Instructions for the task -> Leave the pictures out and write out exactly the lines from the top of the entries through the line containing "const rows = countries.map((c, i)".

** Start **

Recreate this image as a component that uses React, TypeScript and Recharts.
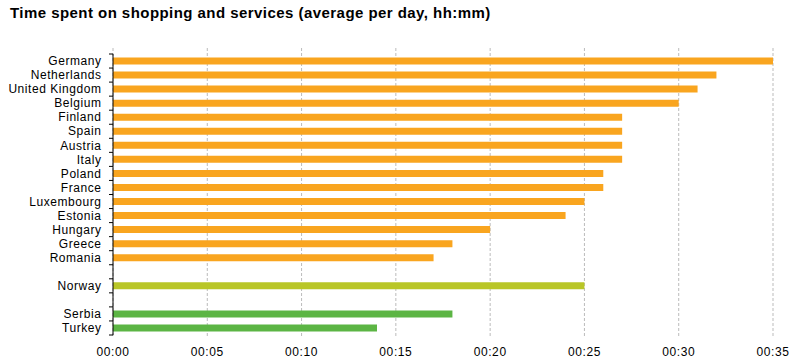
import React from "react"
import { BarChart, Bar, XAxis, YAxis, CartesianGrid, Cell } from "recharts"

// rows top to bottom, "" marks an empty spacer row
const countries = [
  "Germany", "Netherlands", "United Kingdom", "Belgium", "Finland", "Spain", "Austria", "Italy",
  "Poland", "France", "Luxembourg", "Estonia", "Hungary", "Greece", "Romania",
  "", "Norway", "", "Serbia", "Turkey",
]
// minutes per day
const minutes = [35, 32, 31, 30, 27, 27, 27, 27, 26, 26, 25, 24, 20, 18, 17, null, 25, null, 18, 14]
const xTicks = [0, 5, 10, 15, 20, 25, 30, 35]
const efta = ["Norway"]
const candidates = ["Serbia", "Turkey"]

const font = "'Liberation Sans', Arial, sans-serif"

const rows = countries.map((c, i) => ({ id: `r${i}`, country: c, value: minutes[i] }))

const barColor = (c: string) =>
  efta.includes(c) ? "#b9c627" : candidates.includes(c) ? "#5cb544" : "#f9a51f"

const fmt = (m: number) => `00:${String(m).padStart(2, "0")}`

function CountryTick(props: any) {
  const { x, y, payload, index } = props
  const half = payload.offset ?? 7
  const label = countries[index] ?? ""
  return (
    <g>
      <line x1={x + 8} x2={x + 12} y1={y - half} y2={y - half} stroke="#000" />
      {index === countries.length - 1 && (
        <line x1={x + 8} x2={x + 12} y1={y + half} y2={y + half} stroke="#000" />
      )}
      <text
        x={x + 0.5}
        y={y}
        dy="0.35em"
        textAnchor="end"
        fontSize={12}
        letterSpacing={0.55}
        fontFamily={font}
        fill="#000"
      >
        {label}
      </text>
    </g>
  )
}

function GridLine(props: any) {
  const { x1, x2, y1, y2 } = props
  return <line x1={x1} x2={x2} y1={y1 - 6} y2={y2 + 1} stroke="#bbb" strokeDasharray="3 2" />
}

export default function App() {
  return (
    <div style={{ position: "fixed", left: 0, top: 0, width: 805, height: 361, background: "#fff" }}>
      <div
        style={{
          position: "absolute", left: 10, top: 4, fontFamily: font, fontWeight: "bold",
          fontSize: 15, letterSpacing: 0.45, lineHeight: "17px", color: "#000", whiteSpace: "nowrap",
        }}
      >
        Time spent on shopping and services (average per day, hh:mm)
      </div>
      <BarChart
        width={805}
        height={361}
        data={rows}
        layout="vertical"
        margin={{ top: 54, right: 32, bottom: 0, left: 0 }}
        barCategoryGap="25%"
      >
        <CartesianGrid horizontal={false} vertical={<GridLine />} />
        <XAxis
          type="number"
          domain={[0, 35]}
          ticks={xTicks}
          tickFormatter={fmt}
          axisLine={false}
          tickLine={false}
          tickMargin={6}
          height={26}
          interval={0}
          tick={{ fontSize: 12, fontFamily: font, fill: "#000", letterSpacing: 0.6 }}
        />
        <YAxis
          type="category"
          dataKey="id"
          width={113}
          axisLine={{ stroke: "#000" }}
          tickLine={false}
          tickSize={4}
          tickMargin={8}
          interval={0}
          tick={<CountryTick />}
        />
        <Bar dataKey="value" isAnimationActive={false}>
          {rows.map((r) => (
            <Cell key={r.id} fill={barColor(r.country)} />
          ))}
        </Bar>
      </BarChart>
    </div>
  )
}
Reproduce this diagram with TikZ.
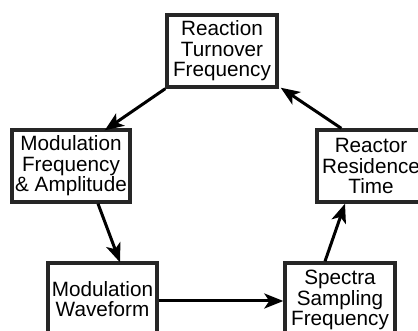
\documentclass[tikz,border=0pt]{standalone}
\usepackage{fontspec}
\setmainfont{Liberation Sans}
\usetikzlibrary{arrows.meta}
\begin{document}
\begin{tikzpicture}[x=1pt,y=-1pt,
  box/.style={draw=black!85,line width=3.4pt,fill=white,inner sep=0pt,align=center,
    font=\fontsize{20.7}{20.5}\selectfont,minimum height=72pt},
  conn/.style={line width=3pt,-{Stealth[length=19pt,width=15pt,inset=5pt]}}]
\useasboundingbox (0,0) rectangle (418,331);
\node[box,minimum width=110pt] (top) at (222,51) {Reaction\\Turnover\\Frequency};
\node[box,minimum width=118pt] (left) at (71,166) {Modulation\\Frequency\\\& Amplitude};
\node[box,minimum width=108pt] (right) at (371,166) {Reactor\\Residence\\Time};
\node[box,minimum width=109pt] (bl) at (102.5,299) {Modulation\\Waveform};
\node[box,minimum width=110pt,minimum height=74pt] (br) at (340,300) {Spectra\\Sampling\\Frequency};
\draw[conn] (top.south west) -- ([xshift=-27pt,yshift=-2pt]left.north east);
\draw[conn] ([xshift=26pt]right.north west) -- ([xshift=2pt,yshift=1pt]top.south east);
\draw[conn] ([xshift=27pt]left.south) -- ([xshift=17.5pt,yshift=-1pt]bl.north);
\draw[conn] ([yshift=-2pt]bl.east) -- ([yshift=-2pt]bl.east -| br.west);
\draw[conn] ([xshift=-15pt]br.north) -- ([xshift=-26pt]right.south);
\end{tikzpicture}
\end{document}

** End **

Result of the task ->
Recreate this image as a component that uses React, TypeScript and Recharts.
import React from "react"
import { BarChart, Bar, XAxis, YAxis, CartesianGrid, Cell } from "recharts"

// rows top to bottom, "" marks an empty spacer row
const countries = [
  "Germany", "Netherlands", "United Kingdom", "Belgium", "Finland", "Spain", "Austria", "Italy",
  "Poland", "France", "Luxembourg", "Estonia", "Hungary", "Greece", "Romania",
  "", "Norway", "", "Serbia", "Turkey",
]
// minutes per day
const minutes = [35, 32, 31, 30, 27, 27, 27, 27, 26, 26, 25, 24, 20, 18, 17, null, 25, null, 18, 14]
const xTicks = [0, 5, 10, 15, 20, 25, 30, 35]
const efta = ["Norway"]
const candidates = ["Serbia", "Turkey"]

const font = "'Liberation Sans', Arial, sans-serif"

const rows = countries.map((c, i) => ({ id: `r${i}`, country: c, value: minutes[i] }))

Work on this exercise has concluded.